■ **Brief**: The records underneath are to be repeated exactly, with the pictures left out.

■ **The data**:
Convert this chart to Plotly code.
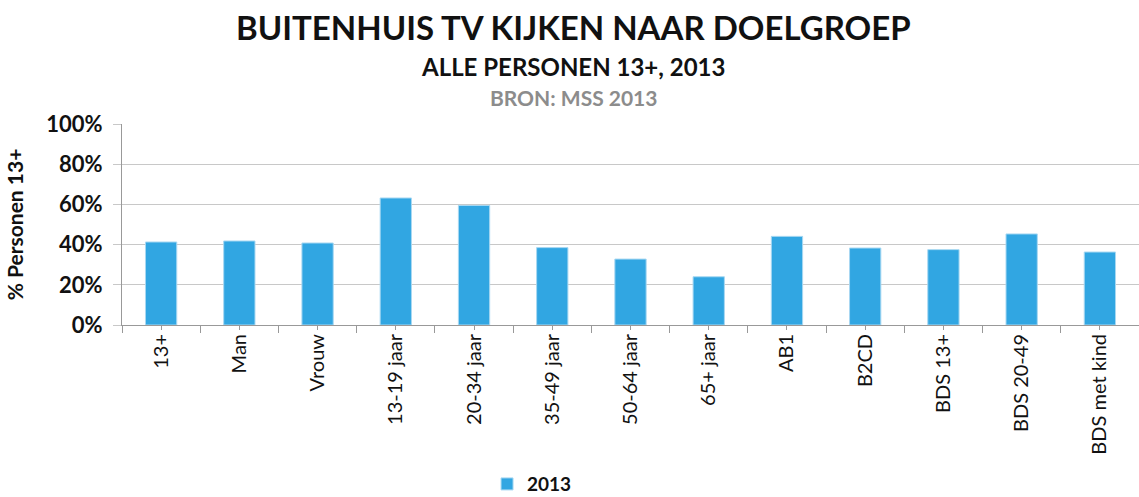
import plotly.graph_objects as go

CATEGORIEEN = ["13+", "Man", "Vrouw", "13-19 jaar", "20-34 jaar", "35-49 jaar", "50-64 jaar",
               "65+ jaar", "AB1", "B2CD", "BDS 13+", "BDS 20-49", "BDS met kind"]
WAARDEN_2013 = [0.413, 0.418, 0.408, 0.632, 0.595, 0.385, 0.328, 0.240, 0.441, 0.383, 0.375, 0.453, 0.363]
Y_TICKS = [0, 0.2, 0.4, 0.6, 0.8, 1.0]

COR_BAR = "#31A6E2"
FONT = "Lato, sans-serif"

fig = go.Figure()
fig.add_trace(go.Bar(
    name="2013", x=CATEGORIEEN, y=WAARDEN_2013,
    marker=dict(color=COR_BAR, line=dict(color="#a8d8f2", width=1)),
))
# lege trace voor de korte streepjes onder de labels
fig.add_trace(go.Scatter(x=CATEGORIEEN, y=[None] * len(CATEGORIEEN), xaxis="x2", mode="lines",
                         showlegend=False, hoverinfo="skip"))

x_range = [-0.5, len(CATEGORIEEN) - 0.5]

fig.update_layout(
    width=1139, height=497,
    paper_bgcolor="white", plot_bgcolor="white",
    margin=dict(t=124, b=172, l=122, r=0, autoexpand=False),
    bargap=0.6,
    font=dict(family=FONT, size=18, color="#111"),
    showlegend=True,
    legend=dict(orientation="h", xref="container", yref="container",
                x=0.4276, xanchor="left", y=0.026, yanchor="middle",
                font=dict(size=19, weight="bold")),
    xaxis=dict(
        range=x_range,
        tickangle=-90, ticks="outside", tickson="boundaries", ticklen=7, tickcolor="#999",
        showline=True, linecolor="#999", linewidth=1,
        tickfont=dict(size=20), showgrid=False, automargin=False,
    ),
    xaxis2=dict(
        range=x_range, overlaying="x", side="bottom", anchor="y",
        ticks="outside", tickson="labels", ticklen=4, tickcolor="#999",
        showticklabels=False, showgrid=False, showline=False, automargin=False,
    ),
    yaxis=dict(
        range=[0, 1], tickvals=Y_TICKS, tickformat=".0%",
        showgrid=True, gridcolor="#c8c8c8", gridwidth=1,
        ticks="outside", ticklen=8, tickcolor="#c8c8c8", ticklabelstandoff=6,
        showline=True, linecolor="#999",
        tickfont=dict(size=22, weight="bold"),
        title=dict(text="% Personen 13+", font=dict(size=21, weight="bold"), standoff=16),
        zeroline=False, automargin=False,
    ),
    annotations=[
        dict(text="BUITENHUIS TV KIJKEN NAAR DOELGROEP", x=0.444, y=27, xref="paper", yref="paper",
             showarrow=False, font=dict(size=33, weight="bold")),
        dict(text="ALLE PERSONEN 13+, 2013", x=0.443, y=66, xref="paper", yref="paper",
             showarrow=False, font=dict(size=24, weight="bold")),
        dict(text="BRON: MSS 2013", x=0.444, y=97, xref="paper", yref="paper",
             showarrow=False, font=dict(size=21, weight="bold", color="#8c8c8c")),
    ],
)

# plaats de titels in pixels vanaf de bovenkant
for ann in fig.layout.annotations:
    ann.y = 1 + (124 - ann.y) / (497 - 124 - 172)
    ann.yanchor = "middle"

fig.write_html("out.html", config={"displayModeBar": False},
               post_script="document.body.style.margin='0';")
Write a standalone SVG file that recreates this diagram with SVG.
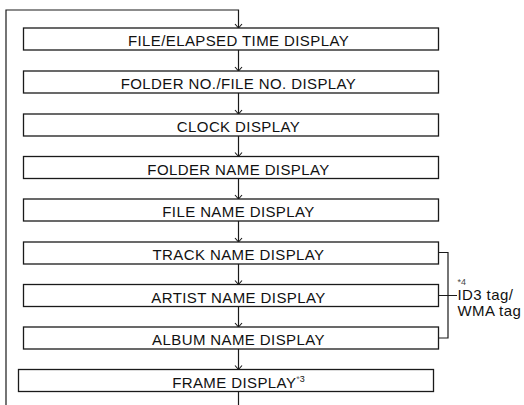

■ **Result for this exercise**:
Convert this chart to Plotly code.
import plotly.graph_objects as go

CATEGORIEEN = ["13+", "Man", "Vrouw", "13-19 jaar", "20-34 jaar", "35-49 jaar", "50-64 jaar",
               "65+ jaar", "AB1", "B2CD", "BDS 13+", "BDS 20-49", "BDS met kind"]
WAARDEN_2013 = [0.413, 0.418, 0.408, 0.632, 0.595, 0.385, 0.328, 0.240, 0.441, 0.383, 0.375, 0.453, 0.363]
Y_TICKS = [0, 0.2, 0.4, 0.6, 0.8, 1.0]

COR_BAR = "#31A6E2"
FONT = "Lato, sans-serif"

fig = go.Figure()
fig.add_trace(go.Bar(
    name="2013", x=CATEGORIEEN, y=WAARDEN_2013,
    marker=dict(color=COR_BAR, line=dict(color="#a8d8f2", width=1)),
))
# lege trace voor de korte streepjes onder de labels
fig.add_trace(go.Scatter(x=CATEGORIEEN, y=[None] * len(CATEGORIEEN), xaxis="x2", mode="lines",
                         showlegend=False, hoverinfo="skip"))

x_range = [-0.5, len(CATEGORIEEN) - 0.5]

fig.update_layout(
    width=1139, height=497,
    paper_bgcolor="white", plot_bgcolor="white",
    margin=dict(t=124, b=172, l=122, r=0, autoexpand=False),
    bargap=0.6,
    font=dict(family=FONT, size=18, color="#111"),
    showlegend=True,
    legend=dict(orientation="h", xref="container", yref="container",
                x=0.4276, xanchor="left", y=0.026, yanchor="middle",
                font=dict(size=19, weight="bold")),
    xaxis=dict(
        range=x_range,
        tickangle=-90, ticks="outside", tickson="boundaries", ticklen=7, tickcolor="#999",
        showline=True, linecolor="#999", linewidth=1,
        tickfont=dict(size=20), showgrid=False, automargin=False,
    ),
    xaxis2=dict(
        range=x_range, overlaying="x", side="bottom", anchor="y",
        ticks="outside", tickson="labels", ticklen=4, tickcolor="#999",
        showticklabels=False, showgrid=False, showline=False, automargin=False,
    ),
    yaxis=dict(
        range=[0, 1], tickvals=Y_TICKS, tickformat=".0%",
        showgrid=True, gridcolor="#c8c8c8", gridwidth=1,
        ticks="outside", ticklen=8, tickcolor="#c8c8c8", ticklabelstandoff=6,
        showline=True, linecolor="#999",
        tickfont=dict(size=22, weight="bold"),
        title=dict(text="% Personen 13+", font=dict(size=21, weight="bold"), standoff=16),
        zeroline=False, automargin=False,
    ),
    annotations=[
        dict(text="BUITENHUIS TV KIJKEN NAAR DOELGROEP", x=0.444, y=27, xref="paper", yref="paper",
             showarrow=False, font=dict(size=33, weight="bold")),
        dict(text="ALLE PERSONEN 13+, 2013", x=0.443, y=66, xref="paper", yref="paper",
             showarrow=False, font=dict(size=24, weight="bold")),
        dict(text="BRON: MSS 2013", x=0.444, y=97, xref="paper", yref="paper",
             showarrow=False, font=dict(size=21, weight="bold", color="#8c8c8c")),
    ],
)

# plaats de titels in pixels vanaf de bovenkant
for ann in fig.layout.annotations:
    ann.y = 1 + (124 - ann.y) / (497 - 124 - 172)
    ann.yanchor = "middle"

fig.write_html("out.html", config={"displayModeBar": False},
               post_script="document.body.style.margin='0';")
Write a standalone SVG file that recreates this diagram with SVG.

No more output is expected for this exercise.